_Data shown_
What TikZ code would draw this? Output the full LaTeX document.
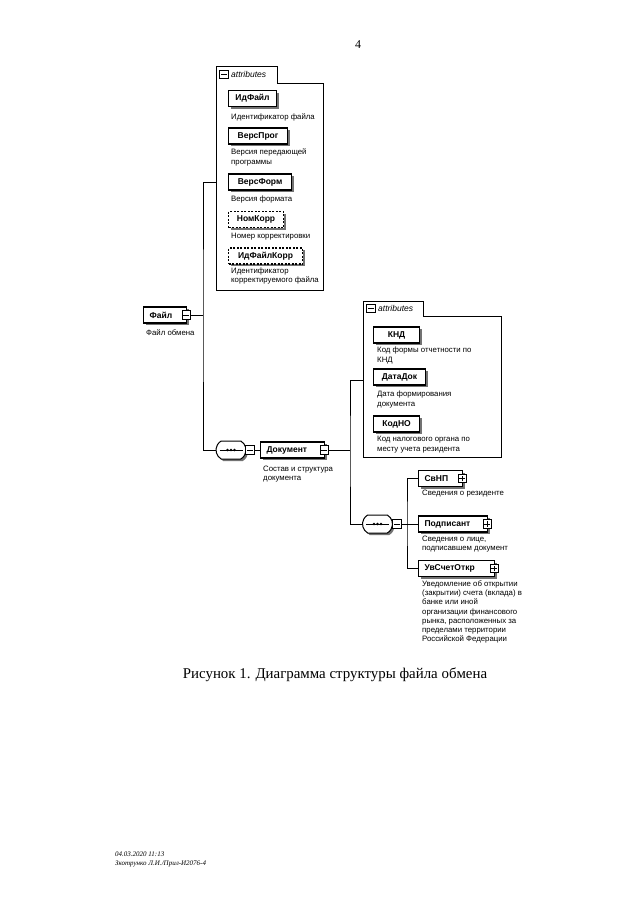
\documentclass[tikz,border=0pt]{standalone}
\usepackage{fontspec}
\setmainfont{Liberation Serif}
\setsansfont{Liberation Sans}
\usetikzlibrary{shadows,shapes.misc}

\tikzset{
  elem/.style={draw, line width=1.1pt, fill=white, anchor=west,
    font=\sffamily\bfseries\fontsize{8.5}{10}\selectfont,
    minimum height=16pt, inner xsep=6pt, inner ysep=0pt,
    drop shadow={shadow xshift=2pt, shadow yshift=-2pt, fill=black!55, opacity=1}},
  optelem/.style={elem, dash pattern=on 2pt off 1.5pt},
  note/.style={anchor=north west, inner sep=0pt, align=left,
    font=\sffamily\fontsize{7.8}{9.5}\selectfont},
  tgl/.style={draw, fill=white, line width=0.7pt, minimum size=8.5pt, inner sep=0pt},
  minus/.style={tgl, path picture={\draw[line width=0.7pt]
    ([xshift=1.5pt]path picture bounding box.west) -- ([xshift=-1.5pt]path picture bounding box.east);}},
  plus/.style={tgl, path picture={\draw[line width=0.7pt]
    ([xshift=1.5pt]path picture bounding box.west) -- ([xshift=-1.5pt]path picture bounding box.east)
    ([yshift=1.5pt]path picture bounding box.south) -- ([yshift=-1.5pt]path picture bounding box.north);}},
  seq/.style={draw, line width=1pt, fill=white, rounded rectangle,
    rounded rectangle arc length=120, minimum width=30pt, minimum height=18pt, inner sep=0pt,
    drop shadow={shadow xshift=2pt, shadow yshift=-2pt, fill=black!55, opacity=1}},
  attrlabel/.style={anchor=west, inner sep=0pt, font=\sffamily\itshape\fontsize{8.5}{10}\selectfont},
  conn/.style={line width=0.8pt}
}

\begin{document}
\begin{tikzpicture}[x=1pt,y=-1pt]
  \useasboundingbox (0,0) rectangle (640,905);

  % page number
  \node[font=\rmfamily\fontsize{12}{14}\selectfont] (pagenum) at (358,45) {4};

  % junction points
  \coordinate (j1) at (203,315);
  \coordinate (j2) at (350,450);
  \coordinate (j3) at (407,524);
  \coordinate (attr1-in) at (216,182);
  \coordinate (attr2-in) at (363,380);

  % attributes of Файл
  \draw[line width=0.8pt] (216,290) -- (216,66) -- (277,66) -- (277,83) -- (323,83) -- (323,290) -- cycle;
  \node[minus] (attr1-t) at (224,74.5) {};
  \node[attrlabel] (attr1-l) at (231,74.5) {attributes};

  \node[elem, text width=36pt, align=center] (idfajl) at (228,98.5) {ИдФайл};
  \node[note] (idfajl-d) at (231,114) {Идентификатор файла};
  \node[elem, text width=47pt, align=center] (versprog) at (228,136) {ВерсПрог};
  \node[note] (versprog-d) at (231,149) {Версия передающей\\программы};
  \node[elem, text width=51pt, align=center] (versform) at (228,182) {ВерсФорм};
  \node[note] (versform-d) at (231,196) {Версия формата};
  \node[optelem, text width=43pt, align=center] (nomkorr) at (228,219.5) {НомКорр};
  \node[note] (nomkorr-d) at (231,233) {Номер корректировки};
  \node[optelem, text width=62pt, align=center] (idfajlkorr) at (228,256) {ИдФайлКорр};
  \node[note] (idfajlkorr-d) at (231,267.5) {Идентификатор\\корректируемого файла};

  % Файл
  \node[elem, text width=31pt, align=left] (fajl) at (143,315) {Файл};
  \node[minus] (fajl-t) at ([xshift=-1pt]fajl.east) {};
  \node[note] (fajl-d) at (146,329.5) {Файл обмена};

  % sequence and Документ
  \node[seq] (seq1) at (231,450) {};
  \draw[line width=0.8pt] ([xshift=4pt]seq1.west) -- ([xshift=-4pt]seq1.east);
  \foreach \d in {-3.5,0,3.5}
    \fill ([xshift=\d pt]seq1.center) circle (1.3pt);
  \node[minus] (seq1-t) at (250,450) {};

  \node[elem, text width=52pt, align=left] (dokument) at (260,450) {Документ};
  \node[minus] (dokument-t) at ([xshift=-1pt]dokument.east) {};
  \node[note] (dokument-d) at (263,465.5) {Состав и структура\\документа};

  % attributes of Документ
  \draw[line width=0.8pt] (363,457) -- (363,301) -- (423,301) -- (423,316) -- (501,316) -- (501,457) -- cycle;
  \node[minus] (attr2-t) at (371,308.5) {};
  \node[attrlabel] (attr2-l) at (378,308.5) {attributes};

  \node[elem, text width=34pt, align=center] (knd) at (373,335) {КНД};
  \node[note] (knd-d) at (377,347) {Код формы отчетности по\\КНД};
  \node[elem, text width=40pt, align=center] (datadok) at (373,377) {ДатаДок};
  \node[note] (datadok-d) at (377,391) {Дата формирования\\документа};
  \node[elem, text width=34pt, align=center] (kodno) at (373,424) {КодНО};
  \node[note] (kodno-d) at (377,436) {Код налогового органа по\\месту учета резидента};

  % second sequence
  \node[seq] (seq2) at (377.5,524) {};
  \draw[line width=0.8pt] ([xshift=4pt]seq2.west) -- ([xshift=-4pt]seq2.east);
  \foreach \d in {-3.5,0,3.5}
    \fill ([xshift=\d pt]seq2.center) circle (1.3pt);
  \node[minus] (seq2-t) at (397,524) {};

  \node[elem, text width=32pt, align=left] (svnp) at (418,478.5) {СвНП};
  \node[plus] (svnp-t) at ([xshift=-1pt]svnp.east) {};
  \node[note] (svnp-d) at (422,490) {Сведения о резиденте};

  \node[elem, text width=57pt, align=left] (podpisant) at (418,524) {Подписант};
  \node[plus] (podpisant-t) at ([xshift=-1pt]podpisant.east) {};
  \node[note] (podpisant-d) at (422,535.5) {Сведения о лице,\\подписавшем документ};

  \node[elem, text width=64pt, align=left] (uvschet) at (418,568.5) {УвСчетОткр};
  \node[plus] (uvschet-t) at ([xshift=-1pt]uvschet.east) {};
  \node[note, font=\sffamily\fontsize{7.8}{9.2}\selectfont] (uvschet-d) at (422,580.5) {Уведомление об открытии\\(закрытии) счета (вклада) в\\банке или иной\\организации финансового\\рынка, расположенных за\\пределами территории\\Российской Федерации};

  % connectors
  \draw[conn] (fajl-t.east) -- (j1);
  \draw[conn] (attr1-in) -| (j1) |- (seq1.west);
  \draw[conn] (seq1-t.east) -- (dokument.west);
  \draw[conn] (dokument-t.east) -- (j2);
  \draw[conn] (attr2-in) -| (j2) |- (seq2.west);
  \draw[conn] (seq2-t.east) -- (j3);
  \draw[conn] (svnp.west) -| (j3) |- (uvschet.west);
  \draw[conn] (j3) -- (podpisant.west);

  % caption and footer
  \node[font=\rmfamily\fontsize{14.9}{17}\selectfont] (caption) at (335,675) {Рисунок 1. Диаграмма структуры файла обмена};
  \node[note, font=\rmfamily\itshape\fontsize{7}{9}\selectfont] (footer) at (115,852) {04.03.2020 11:13\\Зкотрунко Л.И./Прил-И2076-4};
\end{tikzpicture}
\end{document}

_Your task_
Repeat the material above word for word and skip every image in it.

_The output_
What TikZ code would draw this? Output the full LaTeX document.
\documentclass[tikz,border=0pt]{standalone}
\usepackage{fontspec}
\setmainfont{Liberation Serif}
\setsansfont{Liberation Sans}
\usetikzlibrary{shadows,shapes.misc}

\tikzset{
  elem/.style={draw, line width=1.1pt, fill=white, anchor=west,
    font=\sffamily\bfseries\fontsize{8.5}{10}\selectfont,
    minimum height=16pt, inner xsep=6pt, inner ysep=0pt,
    drop shadow={shadow xshift=2pt, shadow yshift=-2pt, fill=black!55, opacity=1}},
  optelem/.style={elem, dash pattern=on 2pt off 1.5pt},
  note/.style={anchor=north west, inner sep=0pt, align=left,
    font=\sffamily\fontsize{7.8}{9.5}\selectfont},
  tgl/.style={draw, fill=white, line width=0.7pt, minimum size=8.5pt, inner sep=0pt},
  minus/.style={tgl, path picture={\draw[line width=0.7pt]
    ([xshift=1.5pt]path picture bounding box.west) -- ([xshift=-1.5pt]path picture bounding box.east);}},
  plus/.style={tgl, path picture={\draw[line width=0.7pt]
    ([xshift=1.5pt]path picture bounding box.west) -- ([xshift=-1.5pt]path picture bounding box.east)
    ([yshift=1.5pt]path picture bounding box.south) -- ([yshift=-1.5pt]path picture bounding box.north);}},
  seq/.style={draw, line width=1pt, fill=white, rounded rectangle,
    rounded rectangle arc length=120, minimum width=30pt, minimum height=18pt, inner sep=0pt,
    drop shadow={shadow xshift=2pt, shadow yshift=-2pt, fill=black!55, opacity=1}},
  attrlabel/.style={anchor=west, inner sep=0pt, font=\sffamily\itshape\fontsize{8.5}{10}\selectfont},
  conn/.style={line width=0.8pt}
}

\begin{document}
\begin{tikzpicture}[x=1pt,y=-1pt]
  \useasboundingbox (0,0) rectangle (640,905);

  % page number
  \node[font=\rmfamily\fontsize{12}{14}\selectfont] (pagenum) at (358,45) {4};

  % junction points
  \coordinate (j1) at (203,315);
  \coordinate (j2) at (350,450);
  \coordinate (j3) at (407,524);
  \coordinate (attr1-in) at (216,182);
  \coordinate (attr2-in) at (363,380);

  % attributes of Файл
  \draw[line width=0.8pt] (216,290) -- (216,66) -- (277,66) -- (277,83) -- (323,83) -- (323,290) -- cycle;
  \node[minus] (attr1-t) at (224,74.5) {};
  \node[attrlabel] (attr1-l) at (231,74.5) {attributes};

  \node[elem, text width=36pt, align=center] (idfajl) at (228,98.5) {ИдФайл};
  \node[note] (idfajl-d) at (231,114) {Идентификатор файла};
  \node[elem, text width=47pt, align=center] (versprog) at (228,136) {ВерсПрог};
  \node[note] (versprog-d) at (231,149) {Версия передающей\\программы};
  \node[elem, text width=51pt, align=center] (versform) at (228,182) {ВерсФорм};
  \node[note] (versform-d) at (231,196) {Версия формата};
  \node[optelem, text width=43pt, align=center] (nomkorr) at (228,219.5) {НомКорр};
  \node[note] (nomkorr-d) at (231,233) {Номер корректировки};
  \node[optelem, text width=62pt, align=center] (idfajlkorr) at (228,256) {ИдФайлКорр};
  \node[note] (idfajlkorr-d) at (231,267.5) {Идентификатор\\корректируемого файла};

  % Файл
  \node[elem, text width=31pt, align=left] (fajl) at (143,315) {Файл};
  \node[minus] (fajl-t) at ([xshift=-1pt]fajl.east) {};
  \node[note] (fajl-d) at (146,329.5) {Файл обмена};

  % sequence and Документ
  \node[seq] (seq1) at (231,450) {};
  \draw[line width=0.8pt] ([xshift=4pt]seq1.west) -- ([xshift=-4pt]seq1.east);
  \foreach \d in {-3.5,0,3.5}
    \fill ([xshift=\d pt]seq1.center) circle (1.3pt);
  \node[minus] (seq1-t) at (250,450) {};

  \node[elem, text width=52pt, align=left] (dokument) at (260,450) {Документ};
  \node[minus] (dokument-t) at ([xshift=-1pt]dokument.east) {};
  \node[note] (dokument-d) at (263,465.5) {Состав и структура\\документа};

  % attributes of Документ
  \draw[line width=0.8pt] (363,457) -- (363,301) -- (423,301) -- (423,316) -- (501,316) -- (501,457) -- cycle;
  \node[minus] (attr2-t) at (371,308.5) {};
  \node[attrlabel] (attr2-l) at (378,308.5) {attributes};

  \node[elem, text width=34pt, align=center] (knd) at (373,335) {КНД};
  \node[note] (knd-d) at (377,347) {Код формы отчетности по\\КНД};
  \node[elem, text width=40pt, align=center] (datadok) at (373,377) {ДатаДок};
  \node[note] (datadok-d) at (377,391) {Дата формирования\\документа};
  \node[elem, text width=34pt, align=center] (kodno) at (373,424) {КодНО};
  \node[note] (kodno-d) at (377,436) {Код налогового органа по\\месту учета резидента};

  % second sequence
  \node[seq] (seq2) at (377.5,524) {};
  \draw[line width=0.8pt] ([xshift=4pt]seq2.west) -- ([xshift=-4pt]seq2.east);
  \foreach \d in {-3.5,0,3.5}
    \fill ([xshift=\d pt]seq2.center) circle (1.3pt);
  \node[minus] (seq2-t) at (397,524) {};

  \node[elem, text width=32pt, align=left] (svnp) at (418,478.5) {СвНП};
  \node[plus] (svnp-t) at ([xshift=-1pt]svnp.east) {};
  \node[note] (svnp-d) at (422,490) {Сведения о резиденте};

  \node[elem, text width=57pt, align=left] (podpisant) at (418,524) {Подписант};
  \node[plus] (podpisant-t) at ([xshift=-1pt]podpisant.east) {};
  \node[note] (podpisant-d) at (422,535.5) {Сведения о лице,\\подписавшем документ};

  \node[elem, text width=64pt, align=left] (uvschet) at (418,568.5) {УвСчетОткр};
  \node[plus] (uvschet-t) at ([xshift=-1pt]uvschet.east) {};
  \node[note, font=\sffamily\fontsize{7.8}{9.2}\selectfont] (uvschet-d) at (422,580.5) {Уведомление об открытии\\(закрытии) счета (вклада) в\\банке или иной\\организации финансового\\рынка, расположенных за\\пределами территории\\Российской Федерации};

  % connectors
  \draw[conn] (fajl-t.east) -- (j1);
  \draw[conn] (attr1-in) -| (j1) |- (seq1.west);
  \draw[conn] (seq1-t.east) -- (dokument.west);
  \draw[conn] (dokument-t.east) -- (j2);
  \draw[conn] (attr2-in) -| (j2) |- (seq2.west);
  \draw[conn] (seq2-t.east) -- (j3);
  \draw[conn] (svnp.west) -| (j3) |- (uvschet.west);
  \draw[conn] (j3) -- (podpisant.west);

  % caption and footer
  \node[font=\rmfamily\fontsize{14.9}{17}\selectfont] (caption) at (335,675) {Рисунок 1. Диаграмма структуры файла обмена};
  \node[note, font=\rmfamily\itshape\fontsize{7}{9}\selectfont] (footer) at (115,852) {04.03.2020 11:13\\Зкотрунко Л.И./Прил-И2076-4};
\end{tikzpicture}
\end{document}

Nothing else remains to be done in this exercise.